Structure solves all three problems. A scorecard can be handed to any manager with a ten-minute briefing. Pre-written questions save preparation time. And standardised scoring means you can compare candidates across different interviewers and locations.
How to Run a Structured Interview: Step by Step
- Define the competencies for the role — usually 4–6 are enough
- Write 1–2 questions per competency, keeping them behavioural or situational
- Create scoring anchors — describe what a 1, 2, 3, and 4 response looks like for each question
- Agree deal-breakers in advance — specific responses that are automatic disqualifiers
- Brief all interviewers so everyone understands the scoring standard
- Score immediately after each answer, before moving to the next question
- Hold a debrief meeting to discuss scores before making a decision
Common Objections — and the Answers
"It feels robotic." It doesn't have to.
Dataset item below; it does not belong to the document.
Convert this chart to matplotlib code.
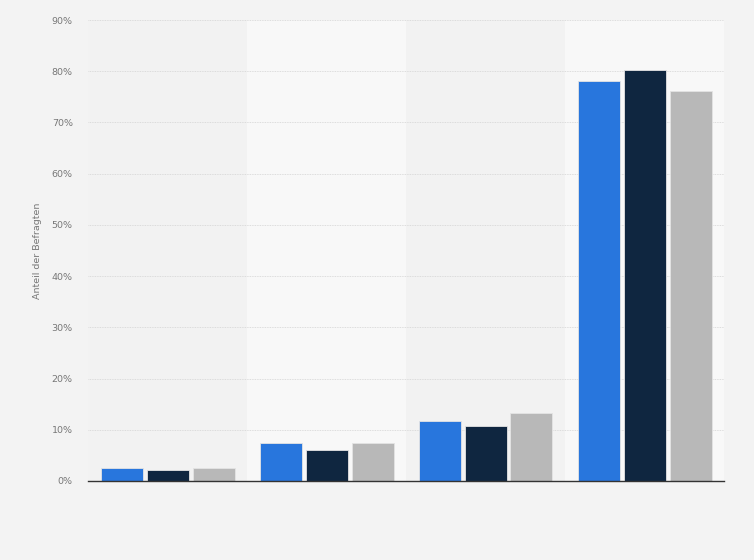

You can build rapport, follow up naturally, and still maintain structure. The questions are consistent; the conversation doesn't have to be.
"It takes too long to set up." With tools like ScoreDesk, a full structured interview scorecard — complete with questions, rubrics, and deal-breakers — is generated from a job description in under 30 seconds.
"We already have a gut-feel for good candidates." So does every manager who's made a bad hire. The gut is useful for impressions; it's terrible at predicting job performance. Use the data.